魚肉などは酸化で、どんどん変色しますが、ウルトラファインバブルを含む水で洗浄すると変色は遅くなります。
■ウルトラファインバブルの特性
ウルトラファインバブルは、1μm以下のサイズ。
このため合っても分からない、不可視であること以外に次の様な特徴があります。
先も書きましたが、一部は仮説です。
●浮上しない 余りにも小さいため、通常の気泡のように上に上がることはありません。
水の中を漂い続けます。しかも割れにくいため、6ヶ月近く存在続けるというデーターもあります。
●自己加圧による圧壊により消滅 水の中のウルトラファインバブルは、界面張力により加圧が生じます。この界面張力ですが、気泡の大きさが小さくなると、圧力が高くなると言われています。
そのため、ウルトラファインバブルは圧力により、一層小さくなり、それがますます圧力を高めます。そして圧壊。消滅すると言われています。

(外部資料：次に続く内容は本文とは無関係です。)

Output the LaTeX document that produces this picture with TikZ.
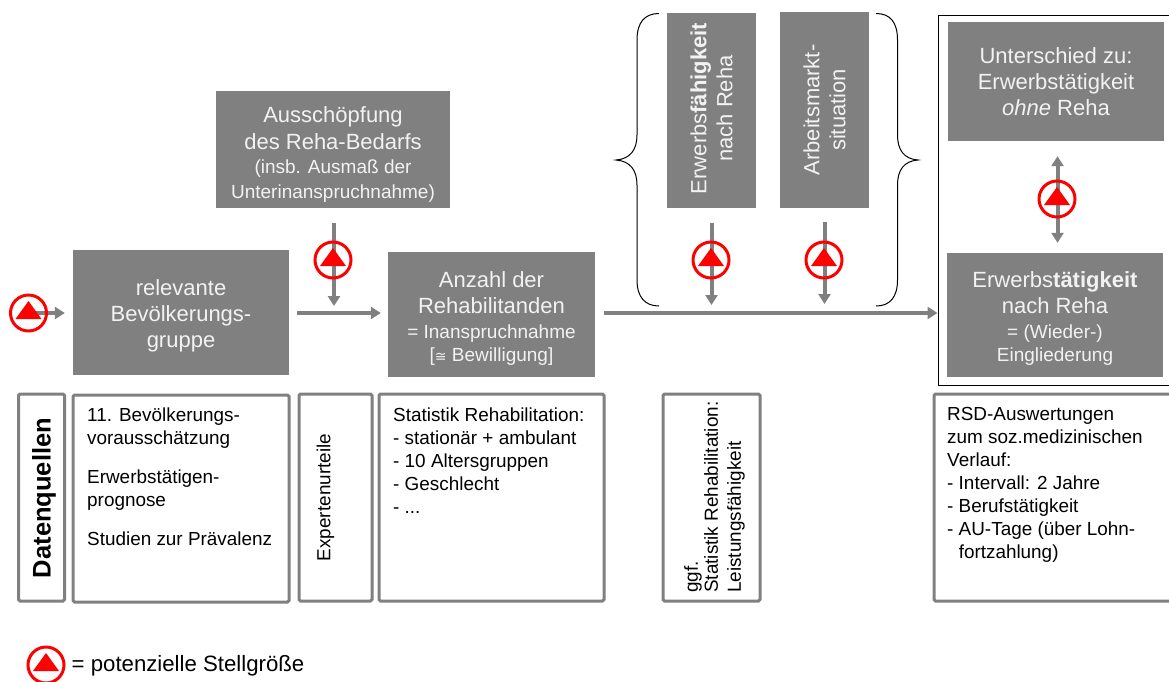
\documentclass[tikz,border=0pt]{standalone}
\usepackage{fontspec}
\setmainfont{Liberation Sans}
\newfontfamily\symfont{DejaVu Sans}
\usetikzlibrary{arrows.meta,calc}
\definecolor{boxgrey}{HTML}{808080}
\definecolor{boxtext}{HTML}{F2F2F2}
\newcommand{\smalltxt}{\fontsize{19}{22}\selectfont}
\newcommand{\topgap}[1]{\rule{0pt}{#1}}
\tikzset{
  greybox/.style={fill=boxgrey,text=boxtext,inner sep=0pt,align=center,font=\fontsize{22}{26}\selectfont},
  lowbox/.style={draw=boxgrey,line width=3pt,rounded corners=1.5pt,fill=white,inner sep=0pt},
  lowtext/.style={anchor=north west,inner sep=0pt,align=left,text=black,font=\fontsize{18.9}{23}\selectfont},
  arr/.style={draw=boxgrey,line width=4pt,-{Triangle[width=12pt,length=10pt]}},
  dblarr/.style={draw=boxgrey,line width=4pt,{Triangle[width=12pt,length=10pt]}-{Triangle[width=12pt,length=10pt]}},
  ctlring/.style={circle,draw=red,line width=3pt,minimum size=36pt,inner sep=0pt},
  ctltri/.style={fill=red,draw=none},
  bracket/.style={draw=black,line width=1pt},
}
\newcommand{\ctl}[3]{%
  \node[ctlring] (#1) at (#2,#3) {};
  \fill[ctltri] ($(#1)+(-13,6)$) -- ($(#1)+(13,6)$) -- ($(#1)+(0,-12)$) -- cycle;
}
\begin{document}
\begin{tikzpicture}[x=1pt,y=-1pt]
\clip (0,0) rectangle (1169,681);
\fill[white] (0,0) rectangle (1169,681);
\coordinate (mainy) at (0,313);

% upper row
\node[greybox,minimum width=234pt,minimum height=117pt] (ausch) at (333,149.5)
  {\topgap{25pt}Ausschöpfung\\[1pt]des Reha-Bedarfs\\[-2pt]{\smalltxt (insb. Ausmaß der}\\[-1pt]{\smalltxt Unterinanspruchnahme)}};
\node[greybox,minimum width=216pt,minimum height=125pt] (rel) at (181,312.5)
  {\topgap{22pt}relevante\\Bevölkerungs-\\gruppe};
\node[greybox,minimum width=207pt,minimum height=125pt] (anz) at (491.5,314.5)
  {\topgap{23pt}Anzahl der\\Rehabilitanden\\[-1pt]{\smalltxt = Inanspruchnahme}\\[-3pt]{\smalltxt [{\symfont\fontsize{14}{22}\selectfont ≅} Bewilligung]}};
\node[greybox,rotate=90,minimum width=195pt,minimum height=89pt] (faeh) at (711.5,110.5)
  {\hspace*{4pt}Erwerbs\textbf{fähigkeit}\\\hspace*{4pt}nach Reha};
\node[greybox,rotate=90,minimum width=196pt,minimum height=89pt] (markt) at (824.5,110)
  {Arbeitsmarkt-\\situation};

% outer frame and right column
\node[draw=black,line width=1pt,minimum width=240pt,minimum height=370pt,inner sep=0pt] (outer) at (1058,200) {};
\node[greybox,minimum width=216pt,minimum height=119pt] (unter) at (1056,81.5)
  {Unterschied zu:\\Erwerbstätigkeit\\\textit{ohne} Reha};
\node[greybox,minimum width=216pt,minimum height=124pt] (erw) at (1055,315)
  {\topgap{22pt}Erwerbs\textbf{tätigkeit}\\nach Reha\\[-1pt]{\smalltxt = (Wieder-)}\\[-3pt]{\smalltxt Eingliederung}};

% braces
\draw[bracket] (659,13.5) .. controls (645,13.5) and (637,22) .. (637,40)
  -- (637,135) .. controls (637,150) and (630,159) .. (616,160)
  .. controls (630,161) and (637,170) .. (637,185)
  -- (637,280) .. controls (637,297) and (645,306) .. (659,306);
\draw[bracket] (876,13.5) .. controls (890,13.5) and (897.5,22) .. (897.5,40)
  -- (897.5,135) .. controls (897.5,150) and (904,159) .. (918,160)
  .. controls (904,161) and (897.5,170) .. (897.5,185)
  -- (897.5,280) .. controls (897.5,297) and (890,306) .. (876,306);

% connectors
\coordinate (instart) at (30,313);
\coordinate (aend) at (334,306);
\coordinate (fend) at (711.5,305);
\coordinate (mend) at (824.5,304);
\coordinate (dbl) at (1057.5,0);
\draw[arr,shorten >=8pt] (instart) -- (rel.west |- mainy);
\draw[arr,shorten <=8pt,shorten >=7pt] (rel.east |- mainy) -- (anz.west |- mainy);
\draw[arr,shorten <=9pt] (anz.east |- mainy) -- (outer.west |- mainy);
\draw[arr,shorten <=15pt] (ausch.south -| aend) -- (aend);
\draw[arr,shorten <=15pt] (faeh.west -| fend) -- (fend);
\draw[arr,shorten <=14pt] (markt.west -| mend) -- (mend);
\draw[dblarr,shorten <=15pt,shorten >=10pt] (unter.south -| dbl) -- (erw.north -| dbl);

% control markers
\ctl{c1}{28.5}{313}
\ctl{c2}{333}{260}
\ctl{c3}{711}{260}
\ctl{c4}{824}{260}
\ctl{c5}{1057}{199}
\ctl{c6}{46}{665}

% data sources
\node[lowbox,rotate=90,minimum width=207pt,minimum height=46pt] (dq) at (41.5,497.5) {};
\node[anchor=center,rotate=90,inner sep=0pt,font=\fontsize{25.5}{30}\selectfont\bfseries] (dqt) at (44,498) {Datenquellen};
\node[lowbox,minimum width=216pt,minimum height=207pt] (d1) at (181,498.5) {};
\node[lowbox,minimum width=73pt,minimum height=207pt] (d2) at (335.5,497.5) {};
\node[lowbox,minimum width=225pt,minimum height=207pt] (d3) at (491.5,497.5) {};
\node[lowbox,minimum width=97pt,minimum height=207pt] (d4) at (711.5,497.5) {};
\node[lowbox,minimum width=240pt,minimum height=207pt] (d5) at (1054,497.5) {};

\node[lowtext] (t1) at (87,407.5) {11. Bevölkerungs-\\vorausschätzung};
\node[lowtext] (t1b) at (87,470) {Erwerbstätigen-\\prognose};
\node[lowtext] (t1c) at (87,531.5) {Studien zur Prävalenz};
\node[lowtext,anchor=center,rotate=90] (t2) at (325.5,497.5) {Expertenurteile};
\node[lowtext] (t3) at (393,407.5) {Statistik Rehabilitation:\\- stationär + ambulant\\- 10 Altersgruppen\\- Geschlecht\\- ...};
\node[lowtext,anchor=south west,rotate=90,font=\fontsize{18.9}{20}\selectfont] (t4) at (745,593) {ggf.\\Statistik Rehabilitation:\\[3pt]Leistungsfähigkeit};
\node[lowtext] (t5) at (947,407.5) {RSD-Auswertungen\\zum soz.medizinischen\\Verlauf:\\- Intervall: 2 Jahre\\- Berufstätigkeit\\- AU-Tage (über Lohn-\\\phantom{- }fortzahlung)};

% legend
\node[anchor=west,inner sep=0pt,text=black,font=\fontsize{22.2}{24}\selectfont] (leg) at (71.5,666) {= potenzielle Stellgröße};
\end{tikzpicture}
\end{document}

●圧壊によりフリーラジカルを生成 圧壊時は外にエネルギーが放出されます。このエネルギーにより物質が分解されフリーラジカルが生成されると考えられています。
●気泡表面がマイナスに帯電 ウルトラファインバブルは負コロイドとしての性質も持ちます。このため負に帯電しています。このため、ウルトラファインバブル同士は反発。泡がくっつくことはないため、気泡数密度が減ることがありません。
負の帯電を持つので、正帯電する有機物を引き寄せる作用を持っており、このために洗浄効果があるとされています。
■ウルトラファインバブルの作り方
いくつかの方法があります。
●細孔吹き出し攪拌方式 イメージは、魚用の空気ポンプ。液体(水など)を流しながら、多孔質フィルムの管を入れ、そこに「気体+蒸気」を勢いよく、入れ込みます。気体が多孔質フィルムの細孔から出てくることにより、ウルトラファインバブルが出来ます。
●GaLF(Gas Liquid Foam)理論モデル IDEC(アイデック。日本の製造業メーカー)が1990年に作り上げた技術です。
2ヵ所がかなり細くなっている管を思い浮かべてください。
この管にポンプで液体を圧送します。細いところを通る時、この液体の流速は高くなります。圧力的には減圧されたのと同じ状態です。このため、この状態で気体を入れてやると、液体と気体が上手く混合されます。
次に管を太くします。すると流速は落ちます。そして後ろからは押されていますので、加圧状態を作ることが出来ます。ここで、気体を加圧溶解します。
そして、細くなった出口から大気圧に放出。溶解した気体は、気体に戻ろうとします。こうしてウルトラファインバブルが出来ます。
●せん断方式 / 旋廻液流方式 急激に細くなった管に、液体と気体を回転させながら入れます。
そうするとせん断力が働きます。これは加圧と同じです。そして大気圧に開放。
加圧、溶解、バブル化という方法は、GaLF理論モデルと同じ理屈です。
●東芝方式
φ4mmの細い流路に0.6mmのスリットを設け、局所的には圧力差をもうけ、流速を高める。
真空に近い気圧になることで沸点が下がり、水中の空気成分がナノサイズのバブルになる。
いろいろな方式がありますが、できるバブル量が違いますので、ウルトラファインバブルの濃度が違います。状況に合わせ、適切な方法を選択します。